We’re Still Waiting for the Supreme Court to Rule on the ADA

We’re Still Waiting for the Supreme Court to Rule on the ADA

Should companies be sued if disabled people can’t access their apps and websites? What about if they can access only certain parts? Depending on which side you’re on, the issue is a matter of civil rights or it’s just a pretext for lawyers to shake down innocent businesses. It now appears that the United States Supreme Court could step in to settle the matter in a case involving Domino’s.

Earlier this year, the pizza maker asked the top court to overturn a ruling by California’s 9th Circuit in favour of Guillermo Robles, a blind man who sued Domino’s three years ago after he couldn’t use its website or app to order a pizza.

If the Court decides to accept the case, the eventual result could become a landmark decision over the rights of people with disabilities and the responsibility of companies to retrofit mobile apps and websites for accessibility. Domino’s insists that it should not have to make its website accessible to people with visual impairments because the verbiage of Title III of the Americans with Disabilities Act (ADA) does not specifically cover mobile apps or websites. While this is technically true, websites and mobile apps did not exist in modern form when the ADA was passed in 1990. Mr Robles alleged the ADA does cover the web and software, so long as the business contains physical locations in the US and is soliciting customers over the internet. A federal court agreed.

If the Court does accept the case, thousands and thousands of other businesses will be watching closely. In 2018 alone more than 2,200 lawsuits were filed involving web access, and the numbers for 2019 are expected to be even higher. The outcomes will be decided on the question of whether companies are violating the Americans With Disabilities Act if visually impaired people can’t access their websites.

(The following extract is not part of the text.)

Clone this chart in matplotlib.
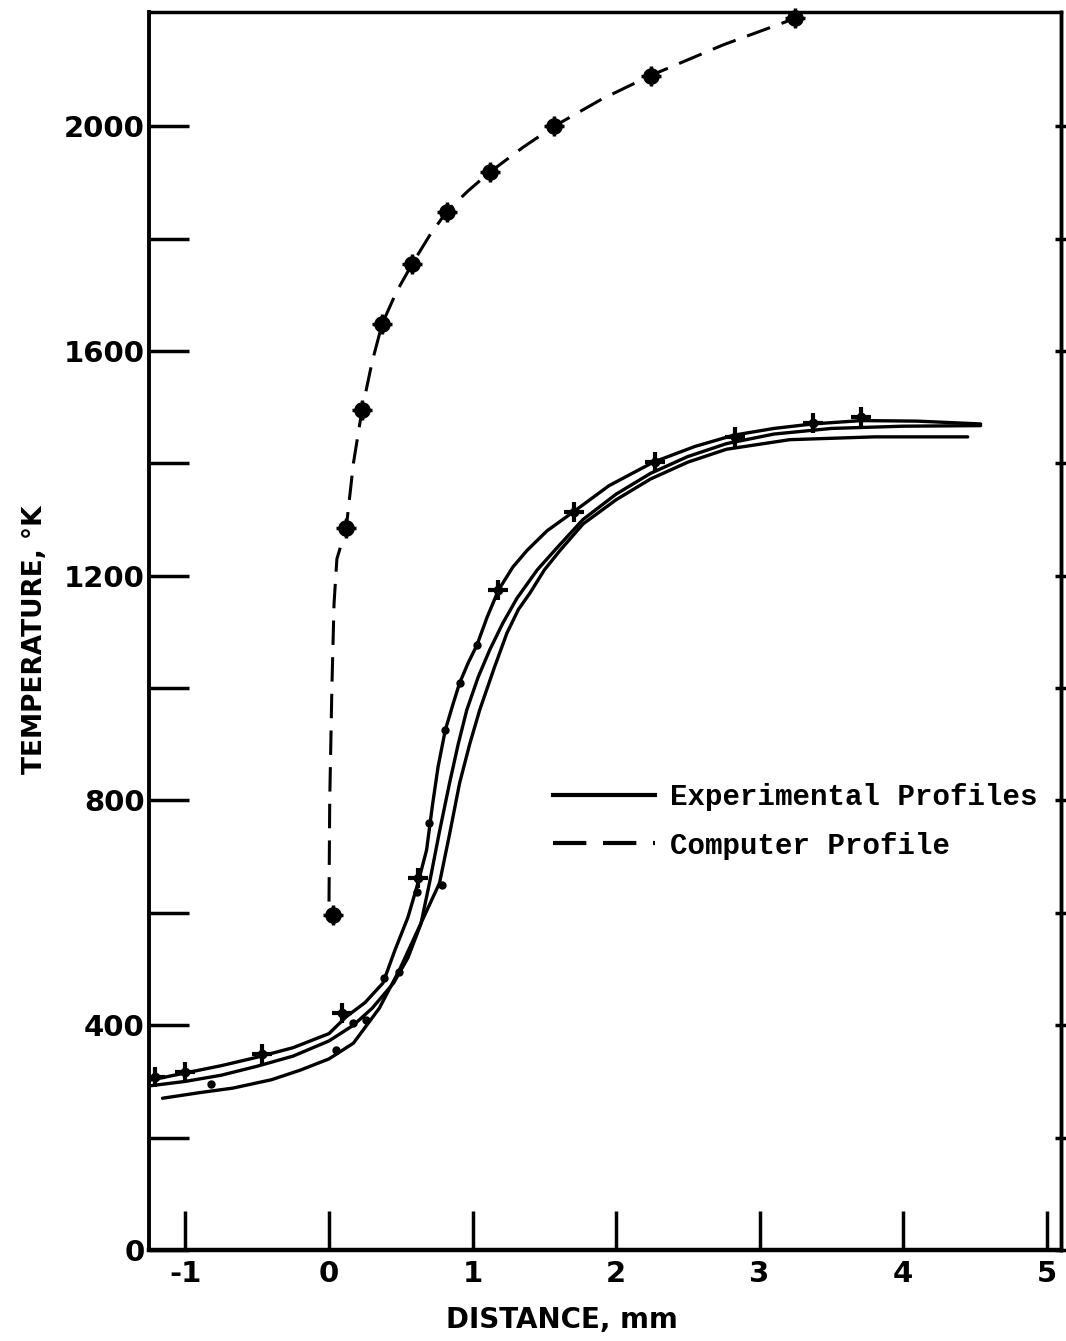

The number of filed cases is just the tip of the iceberg. There are many more instances of companies receiving demand letters, and many have agreed to pay $10,000 or $20,000 or more to avoid going to court.

The business community is becoming ever more frustrated over the absence of guidance from the Justice Department on how the ADA’s instructions on accessibility should apply to digital properties. We need clarity and we need it now! Businesses always claim to do their best to accommodate all clients, but they don’t know which standards they have to meet.

In 2010 the Obama Administration promised to issue rules on how companies should make websites accessible to the disabled, but nothing came of it and in 2017 the Trump Administration formally cancelled the process and here we are.